Very well, I will confine my remarks, but I am compelled by the exigencies of the moment to refer to a specific matter which I should like the Minister to clarify. On two successive days this week local authorities were confronted with an extremely serious financial situation. The Minister for Local Government informed us, relative to housing and sanitary allocations for the year, that we would be required to have recourse to borrowing outside the Local Loans Fund and that we were to apply ourselves to sources of revenue other than from the Local Loans Fund.
Then we had a directive from the Central Bank that two-thirds of the credit available within the country is to be absorbed by State borrowing; and the question which our county manager could not answer, but which I hope the Minister will answer today, is whether the loans of local authorities for housing and sanitation are to be included in the category of the two-thirds or will they have to compete in the commercial banks with the private sector of the economy about which the Minister and his Leader of his Party have made such a song and dance in regard to their respect and admiration of the private sector of the economy. Are the local authorities obliged now to compete with the private investor in recourse to the local banks?

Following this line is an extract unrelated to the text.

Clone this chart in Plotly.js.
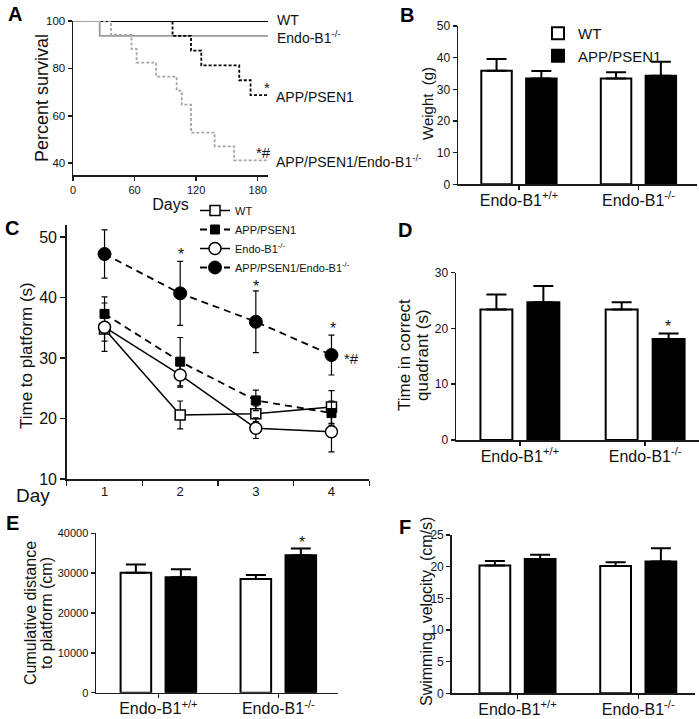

On the day succeeding this impasse, I attended another meeting—I must refrain from identifying that meeting because of negotiations which are still in progress—in an effort to secure sufficient money to carry on this particular education service. But the directors of the bank, which had traditionally come to the rescue when the Department had failed, met twice and rejected the application for a loan of £25,000. All insurance companies which have been approached have refused to accommodate this local authority, and negotiations are in progress at the moment in the vague hope that building societies may come to the rescue.

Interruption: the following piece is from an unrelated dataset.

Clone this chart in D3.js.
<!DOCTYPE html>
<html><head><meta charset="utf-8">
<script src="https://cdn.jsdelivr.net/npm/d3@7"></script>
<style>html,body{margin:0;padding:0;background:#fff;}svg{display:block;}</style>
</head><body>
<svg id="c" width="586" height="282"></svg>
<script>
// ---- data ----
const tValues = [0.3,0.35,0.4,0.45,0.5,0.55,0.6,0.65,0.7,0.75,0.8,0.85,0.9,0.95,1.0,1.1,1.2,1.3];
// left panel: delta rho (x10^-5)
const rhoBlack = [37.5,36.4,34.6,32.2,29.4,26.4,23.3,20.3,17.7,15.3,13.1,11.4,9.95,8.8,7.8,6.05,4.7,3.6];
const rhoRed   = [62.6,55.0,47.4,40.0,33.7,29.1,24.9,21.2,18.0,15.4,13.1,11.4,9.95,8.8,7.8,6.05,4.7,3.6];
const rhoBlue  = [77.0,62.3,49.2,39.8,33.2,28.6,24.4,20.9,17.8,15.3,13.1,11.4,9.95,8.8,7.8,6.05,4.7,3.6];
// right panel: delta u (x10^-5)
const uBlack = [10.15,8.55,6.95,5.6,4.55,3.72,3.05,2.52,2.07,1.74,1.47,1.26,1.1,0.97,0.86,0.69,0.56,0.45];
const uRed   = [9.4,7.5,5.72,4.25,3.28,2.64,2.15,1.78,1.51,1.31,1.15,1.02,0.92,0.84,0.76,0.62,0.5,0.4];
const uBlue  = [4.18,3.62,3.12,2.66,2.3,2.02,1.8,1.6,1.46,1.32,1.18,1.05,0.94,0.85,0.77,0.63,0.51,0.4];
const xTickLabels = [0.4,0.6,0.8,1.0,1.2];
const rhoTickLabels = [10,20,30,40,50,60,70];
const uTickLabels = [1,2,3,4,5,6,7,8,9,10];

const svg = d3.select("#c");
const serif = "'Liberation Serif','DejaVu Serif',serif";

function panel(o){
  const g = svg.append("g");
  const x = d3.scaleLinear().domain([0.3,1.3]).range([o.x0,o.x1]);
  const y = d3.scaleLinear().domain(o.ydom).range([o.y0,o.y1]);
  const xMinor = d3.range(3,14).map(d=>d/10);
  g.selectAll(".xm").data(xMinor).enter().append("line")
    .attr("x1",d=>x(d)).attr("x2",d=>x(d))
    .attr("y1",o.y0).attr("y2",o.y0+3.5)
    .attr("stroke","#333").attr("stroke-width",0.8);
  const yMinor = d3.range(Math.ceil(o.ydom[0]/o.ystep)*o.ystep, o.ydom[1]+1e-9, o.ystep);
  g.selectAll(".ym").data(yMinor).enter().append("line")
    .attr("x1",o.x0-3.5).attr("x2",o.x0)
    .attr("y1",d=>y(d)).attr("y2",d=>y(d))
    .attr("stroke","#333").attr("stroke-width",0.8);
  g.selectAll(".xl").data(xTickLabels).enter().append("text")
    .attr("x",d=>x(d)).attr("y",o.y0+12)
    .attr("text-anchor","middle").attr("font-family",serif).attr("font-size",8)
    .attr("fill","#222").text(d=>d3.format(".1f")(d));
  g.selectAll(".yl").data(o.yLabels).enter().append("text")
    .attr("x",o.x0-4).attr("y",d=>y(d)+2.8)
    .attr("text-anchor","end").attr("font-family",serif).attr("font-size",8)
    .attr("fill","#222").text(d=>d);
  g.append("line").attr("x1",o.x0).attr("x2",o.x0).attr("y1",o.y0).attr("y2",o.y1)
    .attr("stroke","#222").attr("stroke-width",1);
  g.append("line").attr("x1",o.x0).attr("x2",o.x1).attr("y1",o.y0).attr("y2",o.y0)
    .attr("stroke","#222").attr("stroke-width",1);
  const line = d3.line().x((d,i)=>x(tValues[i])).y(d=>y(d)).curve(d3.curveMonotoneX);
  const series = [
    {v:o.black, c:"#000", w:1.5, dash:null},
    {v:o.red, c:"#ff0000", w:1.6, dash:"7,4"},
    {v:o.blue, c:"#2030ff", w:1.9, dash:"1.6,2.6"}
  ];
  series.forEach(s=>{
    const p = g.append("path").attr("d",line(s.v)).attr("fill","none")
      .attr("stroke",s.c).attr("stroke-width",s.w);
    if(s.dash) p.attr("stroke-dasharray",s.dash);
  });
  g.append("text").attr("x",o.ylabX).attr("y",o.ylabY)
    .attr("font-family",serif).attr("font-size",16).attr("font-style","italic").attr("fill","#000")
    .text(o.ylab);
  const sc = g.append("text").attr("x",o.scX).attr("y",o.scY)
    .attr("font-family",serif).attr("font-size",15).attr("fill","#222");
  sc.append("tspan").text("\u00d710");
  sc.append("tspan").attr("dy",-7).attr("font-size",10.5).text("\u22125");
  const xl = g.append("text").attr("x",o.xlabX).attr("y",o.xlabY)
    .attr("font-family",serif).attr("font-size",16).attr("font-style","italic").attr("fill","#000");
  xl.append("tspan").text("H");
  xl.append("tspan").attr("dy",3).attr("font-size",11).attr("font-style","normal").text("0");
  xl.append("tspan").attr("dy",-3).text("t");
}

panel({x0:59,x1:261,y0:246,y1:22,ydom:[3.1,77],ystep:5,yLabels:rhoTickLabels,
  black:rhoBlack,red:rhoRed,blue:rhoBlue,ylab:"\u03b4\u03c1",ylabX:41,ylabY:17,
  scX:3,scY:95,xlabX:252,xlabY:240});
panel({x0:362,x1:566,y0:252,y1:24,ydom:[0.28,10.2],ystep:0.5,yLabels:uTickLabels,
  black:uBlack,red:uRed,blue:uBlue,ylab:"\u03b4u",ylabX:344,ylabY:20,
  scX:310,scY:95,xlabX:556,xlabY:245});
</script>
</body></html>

Let me say that our deliberations were interrupted to make a phone call to the Assistant Secretary of the Department to confirm over the phone whether the Department also were to be written off as an underwriting source for the loan. The present negotiations are a last ditch effort to retrieve the situation. I cannot be more specific about them, but I should like the Minister to inform us whether this direction from his colleague, the Minister for Local Government, to local authorities to have recourse to the private banks will come within the restrictions imposed by the Central Bank in reserving two-thirds of the credit available for Government borrowing or whether local authorities will have to compete in the private sector about which we have heard so much recently.

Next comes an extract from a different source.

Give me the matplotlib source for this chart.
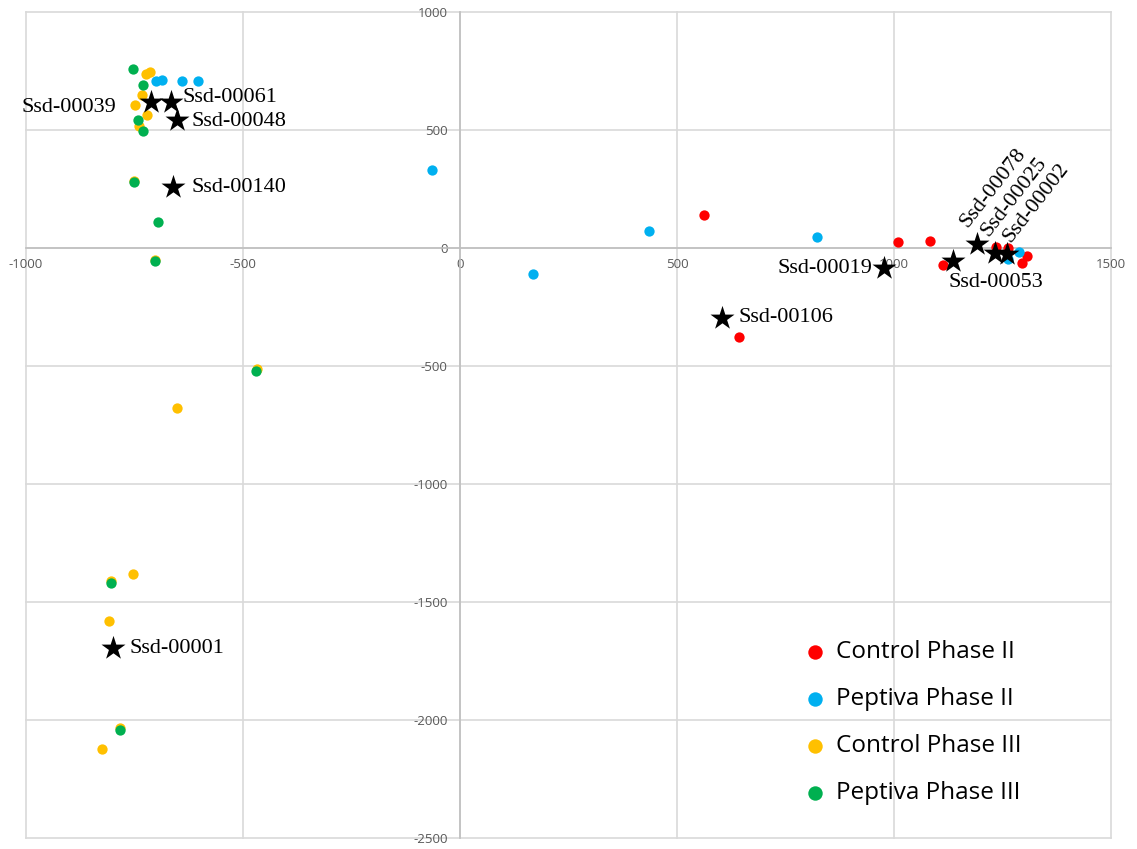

The Dáil was dissolved within hours of the Minister's reply on the General Financial Resolution affecting the measure now before this House and this had the effect of denying the Minister for Finance a real opportunity of confirming the undertaking given on television by the then Minister for Education, Deputy Lenihan, that there would be no autumn Budget.
This is an opportunity now for the Minister for Finance to confirm that statement and to confirm that this undertaking will be maintained and that what is presented to us in the Budget for this year is calculated to balance the necessary finances. The Minister should also confirm that in presenting the Budget he anticipated any expenditure that had not come to light but which is, perhaps, in the offing and that consequently the undertaking that was given on television by the then Minister for Education will be honoured in a firm statement by the Minister for Finance to the effect that the taxpayers of this country have had their impositions for this financial year and that there will not be another Budget in the autumn.